Dropshipping

How to Find a Reliable Dropshipping Supplier (2026 Guide)

Where to actually find suppliers, the specific vetting steps that catch problems before they cost you a holiday rush, and why you need a backup supplier before you need one.

Updated July 20268 min read

A dropshipping business is only as reliable as its supplier: slow shipping, inconsistent quality, or a supplier that disappears during a busy period will damage your store faster than any marketing mistake. Finding candidates is the easy part; vetting them properly is what actually protects your business.

Where to find supplier candidates

Dedicated dropshipping platforms (AutoDS, Zendrop, CJ Dropshipping, and similar) filter suppliers by warehouse location, shipping speed, and product category, which is the lowest-friction starting point for most new sellers. See our AutoDS vs Zendrop vs CJ Dropshipping comparison if you're choosing between them.

  • Verified supplier directories: pre-screened lists mean you're starting from businesses that are already confirmed real and willing to dropship.
  • Industry forums and communities: Reddit, Facebook groups, and LinkedIn are where sellers openly share supplier contacts and warn about bad ones.
  • Direct search: searching a product name alongside 'supplier,' 'manufacturer,' or 'distributor' surfaces candidates outside the major platforms.
  • Trade shows: events like the Canton Fair remain one of the most direct ways to meet manufacturers, particularly for sellers planning to move toward private label.

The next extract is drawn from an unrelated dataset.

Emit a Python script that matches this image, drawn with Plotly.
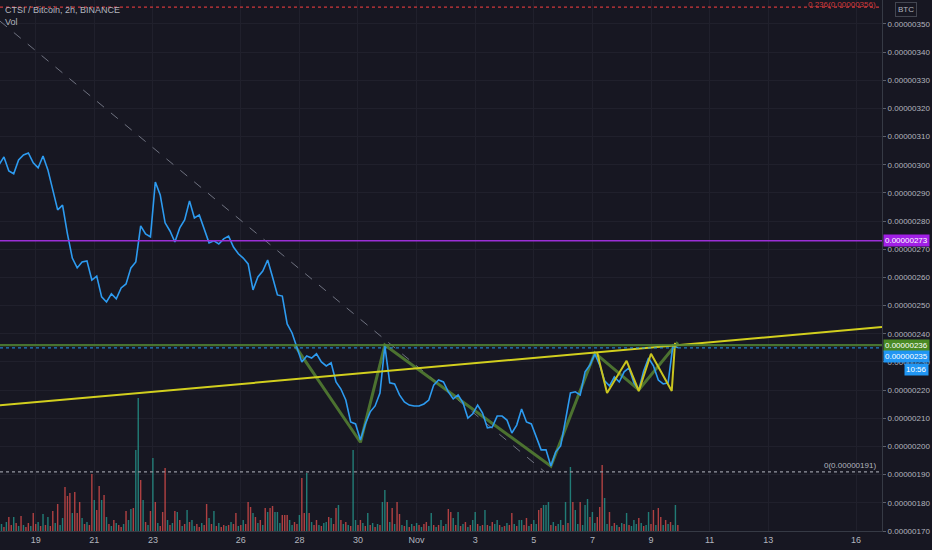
import pandas as pd
import plotly.graph_objects as go

# CTSI / BTC, 2h candles (Binance). Prices in satoshi (1e-8 BTC), sampled every 4h
price_sat = [
    300.0, 302.8, 297.8, 296.8, 301.7, 303.5, 304.2, 300.7, 298.9, 303.1,
    298.2, 291.1, 284.0, 285.7, 275.5, 266.9, 263.4, 265.5, 265.9, 259.1,
    260.5, 253.1, 251.3, 254.2, 252.4, 256.3, 257.7, 263.4, 265.5, 278.3,
    275.5, 274.4, 293.9, 289.3, 279.4, 276.5, 272.6, 277.6, 280.4, 287.2,
    281.1, 282.2, 277.6, 272.3, 273.0, 271.9, 273.7, 274.7, 270.8, 268.4,
    266.9, 264.8, 255.6, 260.2, 262.3, 266.2, 260.2, 253.8, 253.4, 243.5,
    240.3, 235.3, 230.0, 232.1, 231.4, 232.9, 230.0, 228.6, 229.7, 222.9,
    220.4, 216.5, 208.7, 208.0, 202.3, 208.0, 212.3, 214.4, 219.0, 235.7,
    222.6, 222.2, 218.3, 215.8, 214.7, 214.4, 214.4, 215.1, 216.5, 221.8,
    223.6, 222.9, 219.4, 216.9, 218.3, 215.5, 210.1, 211.6, 214.7, 211.9,
    206.6, 206.9, 210.8, 210.8, 209.4, 204.8, 207.6, 213.3, 208.7, 208.0,
    203.4, 198.8, 198.8, 193.1, 198.1, 200.2, 209.4, 219.0, 219.4, 218.3,
    226.5, 228.9, 232.9, 228.9, 223.3, 221.5, 224.7, 222.9, 226.5, 227.9,
    222.6, 220.1, 226.8, 231.4, 228.6, 223.6, 222.2, 222.6, 236.0, 235.0,
]
price_time = pd.date_range("2020-10-17 18:00", periods=len(price_sat), freq="4h")

# volume per 2h candle (thousand CTSI)
volume_k = [
    5, 7, 4, 9, 14, 6, 14, 8, 5, 15,
    6, 4, 8, 5, 18, 7, 9, 5, 17, 6,
    14, 5, 20, 8, 27, 6, 13, 44, 35, 38,
    18, 39, 18, 29, 13, 7, 9, 6, 57, 31,
    21, 45, 31, 36, 14, 7, 5, 11, 8, 6,
    4, 7, 20, 11, 22, 23, 81, 133, 51, 31,
    9, 6, 20, 73, 29, 8, 5, 19, 63, 11,
    6, 8, 20, 19, 11, 5, 7, 21, 9, 11,
    5, 7, 4, 8, 6, 27, 13, 7, 20, 5,
    8, 4, 6, 5, 6, 9, 7, 18, 5, 6,
    11, 7, 29, 24, 18, 14, 8, 11, 6, 23,
    19, 23, 25, 19, 19, 8, 16, 16, 16, 11,
    6, 9, 7, 16, 53, 18, 58, 18, 9, 6,
    11, 6, 5, 8, 9, 14, 13, 7, 23, 26,
    11, 7, 9, 6, 5, 81, 11, 6, 11, 8,
    5, 18, 6, 8, 4, 7, 6, 29, 41, 29,
    9, 23, 7, 29, 17, 6, 5, 11, 4, 7,
    5, 8, 6, 4, 7, 9, 5, 18, 6, 4,
    6, 11, 5, 7, 22, 19, 13, 6, 19, 5,
    7, 9, 4, 6, 11, 19, 7, 5, 6, 21,
    6, 5, 9, 7, 11, 6, 4, 5, 8, 6,
    18, 7, 5, 11, 11, 6, 13, 5, 7, 11,
    7, 21, 23, 26, 26, 29, 6, 9, 5, 7,
    11, 6, 29, 8, 64, 29, 21, 7, 29, 6,
    26, 32, 14, 19, 8, 14, 24, 66, 33, 7,
    19, 5, 8, 6, 4, 8, 7, 18, 6, 5,
    11, 7, 13, 8, 5, 6, 19, 7, 21, 6,
    23, 14, 6, 11, 7, 9, 6, 26, 6,
]
# u = close above open, d = close below open
vol_dir = "".join([
    "dududdudud", "udduddudud", "udduduuddd", "udddududdu", "ddudududud",
    "duduuduudu", "dudududddu", "dududududu", "udduddudud", "uddududdud",
    "udddududud", "udduuudddu", "udduddudud", "duduududdu", "dududuuddu",
    "dudududuud", "ududdududu", "dududduudu", "dududdudud", "ududuududu",
    "duduududud", "duduuddudu", "udduuududu", "udududuudu", "uuduuddduu",
    "dududududu", "uududuuddu", "ddududuud",
])
vol_time = pd.date_range("2020-10-17 18:00", periods=len(volume_k), freq="2h")

# drawings on the chart (satoshi)
fib_0236 = 356
fib_0 = 191
purple_level = 273
green_level = 236
last_price = 235

trend_time = ["2020-10-17 18:46", "2020-11-16 21:13"]
trend_sat = [214.6, 242.4]

fib_diag_time = ["2020-10-17 18:46", "2020-11-05 09:00"]
fib_diag_sat = [351, 191]

pattern_time = ["2020-10-27 20:00", "2020-10-30 02:00", "2020-10-30 22:00", "2020-11-05 14:00",
                "2020-11-07 02:00", "2020-11-08 14:00", "2020-11-09 22:00"]
pattern_sat = [236, 201.5, 236, 193, 233.2, 220.1, 237]

zigzag_time = ["2020-11-07 04:00", "2020-11-07 12:00", "2020-11-08 04:00", "2020-11-08 14:00",
               "2020-11-09 00:00", "2020-11-09 17:00", "2020-11-09 19:40"]
zigzag_sat = [233.2, 219.0, 230.4, 219.7, 232.9, 219.7, 236.8]

date_ticks = ["2020-10-19", "2020-10-21", "2020-10-23", "2020-10-26", "2020-10-28", "2020-10-30",
              "2020-11-01", "2020-11-03", "2020-11-05", "2020-11-07", "2020-11-09", "2020-11-11",
              "2020-11-13", "2020-11-16"]
date_labels = ["19", "21", "23", "26", "28", "30", "Nov", "3", "5", "7", "9", "11", "13", "16"]
price_ticks_sat = [170, 180, 190, 200, 210, 220, 230, 240, 250, 260, 270, 280, 290, 300,
                   310, 320, 330, 340, 350]

SAT = 1e-8
bg = "#171722"
grid = "#20202c"
axis_col = "#363a45"
txt = "#b2b5be"
font = "Liberation Sans"

def btc(vals):
    return [v * SAT for v in vals]

fig = go.Figure()

# volume underneath everything
bar_colors = ["rgba(38,166,154,0.7)" if c == "u" else "rgba(239,83,80,0.7)" for c in vol_dir]
fig.add_trace(go.Bar(x=vol_time, y=volume_k, marker_color=bar_colors, marker_line_width=0,
                     width=4.2e6, yaxis="y2", hoverinfo="skip", showlegend=False))

# fib trend line (dashed grey)
fig.add_trace(go.Scatter(x=fib_diag_time, y=btc(fib_diag_sat), mode="lines",
                         line=dict(color="#6f7280", width=1, dash="dash"),
                         hoverinfo="skip", showlegend=False))

# green harmonic pattern
fig.add_trace(go.Scatter(x=pattern_time, y=btc(pattern_sat), mode="lines",
                         line=dict(color="rgba(86,130,50,0.85)", width=3),
                         hoverinfo="skip", showlegend=False))

# price line
fig.add_trace(go.Scatter(x=price_time, y=btc(price_sat), mode="lines",
                         line=dict(color="#2d9bf0", width=1.6),
                         hoverinfo="skip", showlegend=False))

# yellow zigzag
fig.add_trace(go.Scatter(x=zigzag_time, y=btc(zigzag_sat), mode="lines",
                         line=dict(color="#c9c41f", width=2),
                         hoverinfo="skip", showlegend=False))

# yellow trendline
fig.add_trace(go.Scatter(x=trend_time, y=btc(trend_sat), mode="lines",
                         line=dict(color="#d2cf1e", width=2),
                         hoverinfo="skip", showlegend=False))

shapes = [
    dict(type="line", xref="paper", x0=0, x1=1, y0=fib_0236 * SAT, y1=fib_0236 * SAT,
         line=dict(color="#d0393b", width=1.3, dash="dot")),
    dict(type="line", xref="paper", x0=0, x1=1, y0=fib_0 * SAT, y1=fib_0 * SAT,
         line=dict(color="#9598a1", width=1.3, dash="dot")),
    dict(type="line", xref="paper", x0=0, x1=1, y0=purple_level * SAT, y1=purple_level * SAT,
         line=dict(color="#9b2fd6", width=1.5)),
    dict(type="line", xref="paper", x0=0, x1=1, y0=green_level * SAT, y1=green_level * SAT,
         line=dict(color="rgba(80,130,50,0.85)", width=2.2)),
    dict(type="line", xref="paper", x0=0, x1=1, y0=last_price * SAT, y1=last_price * SAT,
         line=dict(color="#2196f3", width=1, dash="dot")),
]

small = dict(family=font, size=8, color=txt)
label_font = dict(family=font, size=8, color="#ffffff")
annotations = [
    dict(text="CTSI / Bitcoin, 2h, BINANCE", xref="paper", yref="paper", x=0, y=1,
         xanchor="left", yanchor="top", xshift=3, yshift=-3, showarrow=False,
         font=dict(family=font, size=9, color=txt)),
    dict(text="Vol", xref="paper", yref="paper", x=0, y=1, xanchor="left", yanchor="top",
         xshift=3, yshift=-15, showarrow=False, font=dict(family=font, size=9, color=txt)),
    dict(text="0.236(0.00000356)", xref="paper", x=878 / 882, y=fib_0236 * SAT,
         xanchor="right", yanchor="middle", yshift=3, showarrow=False,
         font=dict(family=font, size=8, color="#d0393b")),
    dict(text="0(0.00000191)", xref="paper", x=878 / 882, y=fib_0 * SAT,
         xanchor="right", yanchor="bottom", showarrow=False, font=small),
    dict(text="BTC", xref="paper", yref="paper", x=906 / 882, y=1 - 10 / 531,
         xanchor="center", yanchor="middle", showarrow=False, font=small,
         bordercolor="#434651", borderwidth=1, borderpad=2),
    dict(text="0.00000273", xref="paper", x=1, y=purple_level * SAT, xanchor="left",
         xshift=1, showarrow=False, font=label_font, bgcolor="#a11fe6", borderpad=1),
    dict(text="0.00000236", xref="paper", x=1, y=green_level * SAT, xanchor="left",
         xshift=1, showarrow=False, font=label_font, bgcolor="#4a8a24", borderpad=1),
    dict(text="0.00000235", xref="paper", x=1, y=last_price * SAT, xanchor="left",
         xshift=1, yshift=-9, showarrow=False, font=label_font, bgcolor="#2196f3", borderpad=1),
    dict(text="10:56", xref="paper", x=929 / 882, y=last_price * SAT, xanchor="right",
         yshift=-22, showarrow=False, font=label_font, bgcolor="#2196f3", borderpad=1),
]

fig.update_layout(
    width=932, height=550,
    margin=dict(l=0, r=50, t=0, b=19),
    paper_bgcolor=bg, plot_bgcolor=bg,
    showlegend=False,
    shapes=shapes,
    annotations=annotations,
    xaxis=dict(
        type="date",
        range=["2020-10-17 18:46", "2020-11-16 21:13"],
        tickvals=date_ticks, ticktext=date_labels,
        tickfont=dict(family=font, size=9, color=txt),
        showgrid=True, gridcolor=grid, gridwidth=1,
        zeroline=False, showline=True, linecolor=axis_col, linewidth=1,
        ticks="", fixedrange=True,
    ),
    yaxis=dict(
        side="right",
        range=[170.0 * SAT, 358.5 * SAT],
        tickvals=btc(price_ticks_sat), tickformat=".8f",
        tickfont=dict(family=font, size=8, color=txt),
        showgrid=True, gridcolor=grid, gridwidth=1,
        zeroline=False, showline=True, linecolor=axis_col, linewidth=1,
        ticks="outside", ticklen=3, tickcolor="#5d606b", fixedrange=True,
    ),
    yaxis2=dict(overlaying="y", range=[0, 531], visible=False, fixedrange=True),
)

# page has a default 8px body margin; drop it so the 932x550 figure fills the window
fig.write_html("out.html", config={"displayModeBar": False},
               post_script="document.body.style.margin='0';document.body.style.background='#171722';")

How to actually vet a supplier

  1. 1

    Order a sample yourself

    Never list a product you haven't held in your own hands. Photos in a supplier catalog can be edited or simply inaccurate.

  2. 2

    Send a basic question and time the reply

    A supplier that takes more than 12 hours to answer a simple pre-sale question will fail you during a holiday rush, when response times matter most.

  3. 3

    Verify business licensing

    Check for a real business license and tax ID where applicable. This is the single most effective step for avoiding outright scams.

  4. 4

    Confirm true wholesale pricing

    Some directories list marked-up 'wholesale' prices that leave no real margin. Compare against the same product from at least one other source.

Always have a backup supplier

Even a reliable supplier can run out of stock, raise prices, or have a shipping disruption. Building a relationship with two or three backup suppliers for your core products before you need one means a single supplier problem doesn't take your best-selling product offline.

Watch out

Don't wait for a crisis to find a backup. Qualify a second supplier for any product doing meaningful volume while your primary supplier is still working fine.

Key takeaways

  • Verified directories and dedicated dropshipping platforms are the lowest-risk starting point for finding suppliers.
  • Always order a physical sample before listing a product, regardless of how the supplier was found.
  • A supplier's response time to a simple pre-sale question is a strong predictor of how they'll perform during a busy period.
  • Qualify a backup supplier for your core products before you need one, not after a primary supplier fails.

Frequently asked questions

Red flags include no verifiable business license or tax ID, refusal to provide a sample, prices far below every other source for the same product, and slow or evasive responses to basic questions before you've paid them anything.